We’re well into summer, and you’re probably looking for great puzzly summer activities to share with the kids. And I have just the thing for you. Have you considered a treasure hunt? (And I’m not talking about spotting a chest at the bottom of your fish tank.)

You could organize one yourself! My friend told me a story about a treasure hunt her uncle masterminded for her and her siblings one year. He went out at low tide with a small chest of fake jewels (plus her mother’s actual pearl necklace, which she tossed in for fun), and buried it, prepared to bring the kids back a day or two later with a treasure map and let them “discover” it.
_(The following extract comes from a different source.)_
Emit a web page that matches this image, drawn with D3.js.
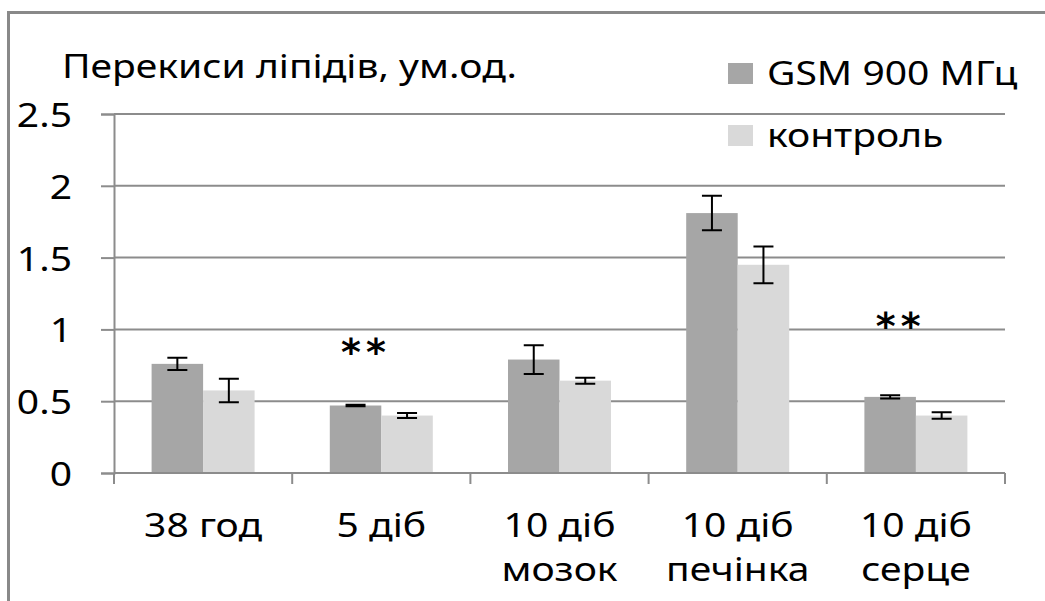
<!DOCTYPE html>
<html>
<head>
<meta charset="utf-8">
<script src="https://cdn.jsdelivr.net/npm/d3@7"></script>
<style>
  html, body { margin: 0; padding: 0; background: #fff; }
  svg { display: block; }
  text { font-family: "Noto Sans", "Open Sans", sans-serif; fill: #000; }
</style>
</head>
<body>
<svg id="chart" width="1045" height="601"></svg>
<script>
// Lipid peroxides (arbitrary units), GSM 900 MHz exposure vs control
const categories = ["38 год", "5 діб", "10 діб мозок", "10 діб печінка", "10 діб серце"];
const categoryLines = [["38 год"], ["5 діб"], ["10 діб", "мозок"], ["10 діб", "печінка"], ["10 діб", "серце"]];
const seriesNames = ["GSM 900 МГц", "контроль"];
const gsmValues = [0.76, 0.47, 0.79, 1.81, 0.53];
const gsmErrors = [0.042, 0.006, 0.10, 0.12, 0.012];
const controlValues = [0.575, 0.40, 0.643, 1.45, 0.40];
const controlErrors = [0.082, 0.017, 0.021, 0.128, 0.023];
const significance = ["", "**", "", "", "**"];
const significanceLevel = [null, 0.90, null, null, 1.08];
const yTicks = [0, 0.5, 1, 1.5, 2, 2.5];
const yTickLabels = ["0", "0.5", "1", "1.5", "2", "2.5"];
const yTitle = "Перекиси ліпідів, ум.од.";

const colors = { "GSM 900 МГц": "#a6a6a6", "контроль": "#d9d9d9" };
const axisColor = "#8c8c8c";
const textStretch = 1.22;   // horizontal stretch applied to all labels

const svg = d3.select("#chart");

const plot = { left: 114, right: 1005, top: 114, bottom: 473 };

const x0 = d3.scaleBand().domain(categories).range([plot.left, plot.right]).paddingInner(0).paddingOuter(0);
const x1 = d3.scaleBand().domain(seriesNames).range([0, x0.bandwidth()]).paddingInner(0).paddingOuter(0.73);
const y = d3.scaleLinear().domain([0, 2.5]).range([plot.bottom, plot.top]);

// stretched text helper
function stretchedText(sel, x, yPos, str, anchor) {
  return sel.append("text")
    .attr("transform", `translate(${x},${yPos}) scale(${textStretch},1)`)
    .attr("text-anchor", anchor || "start")
    .text(str);
}

// outer frame (left and top edges)
svg.append("path")
  .attr("d", `M8.5,601 L8.5,12.5 L1045,12.5`)
  .attr("fill", "none").attr("stroke", "#898989").attr("stroke-width", 3);

// horizontal gridlines
svg.append("g").selectAll("line").data(yTicks.filter(d => d > 0)).join("line")
  .attr("x1", plot.left).attr("x2", plot.right)
  .attr("y1", d => y(d)).attr("y2", d => y(d))
  .attr("stroke", axisColor).attr("stroke-width", 2);

// y axis
const yAxis = svg.append("g").attr("transform", `translate(${plot.left},0)`)
  .call(d3.axisLeft(y).tickValues(yTicks).tickSize(13).tickFormat(""));
yAxis.select(".domain").attr("stroke", axisColor).attr("stroke-width", 2);
yAxis.selectAll(".tick line").attr("stroke", axisColor).attr("stroke-width", 2);

const yLabelG = svg.append("g").style("font-size", "32px");
yTicks.forEach((t, i) => {
  stretchedText(yLabelG, 72, y(t) + 13, yTickLabels[i], "end");
});

// bars
const groups = svg.append("g").selectAll("g").data(categories).join("g")
  .attr("transform", d => `translate(${x0(d)},0)`);

const seriesData = [
  { name: seriesNames[0], values: gsmValues, errors: gsmErrors },
  { name: seriesNames[1], values: controlValues, errors: controlErrors }
];

seriesData.forEach(s => {
  groups.append("rect")
    .attr("x", x1(s.name))
    .attr("width", x1.bandwidth())
    .attr("y", (d, i) => y(s.values[i]))
    .attr("height", (d, i) => y(0) - y(s.values[i]))
    .attr("fill", colors[s.name]);
});

// error bars
const capHalf = 10;
seriesData.forEach(s => {
  const cx = x1(s.name) + x1.bandwidth() / 2;
  const eb = groups.append("g").attr("stroke", "#000").attr("stroke-width", 2).attr("fill", "none");
  eb.append("path").attr("d", (d, i) => {
    const hi = y(s.values[i] + s.errors[i]);
    const lo = y(s.values[i] - s.errors[i]);
    return `M${cx},${hi} L${cx},${lo} M${cx - capHalf},${hi} L${cx + capHalf},${hi} M${cx - capHalf},${lo} L${cx + capHalf},${lo}`;
  });
});

// x axis
const xAxisG = svg.append("g");
xAxisG.append("line")
  .attr("x1", plot.left).attr("x2", plot.right)
  .attr("y1", plot.bottom).attr("y2", plot.bottom)
  .attr("stroke", axisColor).attr("stroke-width", 2);
const boundaries = categories.map(c => x0(c)).concat([plot.right]);
xAxisG.selectAll("line.tick").data(boundaries).join("line").attr("class", "tick")
  .attr("x1", d => d).attr("x2", d => d)
  .attr("y1", plot.bottom).attr("y2", plot.bottom + 11)
  .attr("stroke", axisColor).attr("stroke-width", 2);

const xLabelG = svg.append("g").style("font-size", "32px");
categories.forEach((c, i) => {
  categoryLines[i].forEach((line, j) => {
    stretchedText(xLabelG, x0(c) + x0.bandwidth() / 2, 537 + j * 44, line, "middle");
  });
});

// significance marks, one glyph per character
categories.forEach((c, i) => {
  if (!significance[i]) return;
  const cx = x0(c) + x1(seriesNames[0]) + x1.bandwidth() / 2 + 8;
  const chars = significance[i].split("");
  const gap = 25;
  chars.forEach((ch, k) => {
    svg.append("text")
      .attr("x", cx + (k - (chars.length - 1) / 2) * gap)
      .attr("y", y(significanceLevel[i]) + 21)
      .attr("text-anchor", "middle")
      .style("font-family", "DejaVu Sans, sans-serif")
      .style("font-weight", "bold")
      .style("font-size", "38px")
      .text(ch);
  });
});

// axis title
const titleG = svg.append("g").style("font-size", "32px");
stretchedText(titleG, 62, 78, yTitle, "start");

// legend
const legend = svg.append("g").style("font-size", "32px");
const legendRows = [85, 147];
seriesNames.forEach((name, i) => {
  legend.append("rect")
    .attr("x", 728).attr("y", legendRows[i] - 22)
    .attr("width", 25).attr("height", 21)
    .attr("fill", colors[name]);
  stretchedText(legend, 767, legendRows[i], name, "start");
});
</script>
</body>
</html>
Naturally, a storm came through the next day, so they couldn’t dig it up. It was a few days before they could organize the treasure hunt, and when low tide came, the storm had so changed the landmarks and sandbars that they never found the treasure chest.

I don’t want to discourage you from embarking on your own treasure hunt adventures… just make sure it’s a place you have maximum control over.

Of course, you could always pursue one of the real-life treasure hunts lurking out there for the industrious amateur adventurer. We’ve written about a few of them in the past, but they’re hardly the only examples. For an aspiring Indiana Jones or lost member of the Goonies, real treasure awaits you.

One, surrounding a bronze statue of an owl, requires a trip to France, though. A man named Max Valentin buried it, and whomever unravels eleven clues and finds it can exchange it for a second statue valued at one million francs. (As long as you don’t get too overzealous and blow up a chapel in your quest to find it, as one amateur treasure hunter did.)

For one with an American twist, you could try to solve the mystery of the Beale ciphers. Three encrypted texts from the 1800s detail the location of a hidden cache of gold, silver, and jewels, and astonishingly enough, The Declaration of Independence is supposed to be the key to cracking the code!

While the ciphers and the story might be a hoax, you could still be the one to solve the mystery! (One group of treasure hunters stumbled upon Civil War artifacts while digging in the wrong place.)

Whether it’s a Dead Sea Scroll or the last missing treasure from a brilliant tie-in to a book, treasure could be yours this summer, even in your own backyard.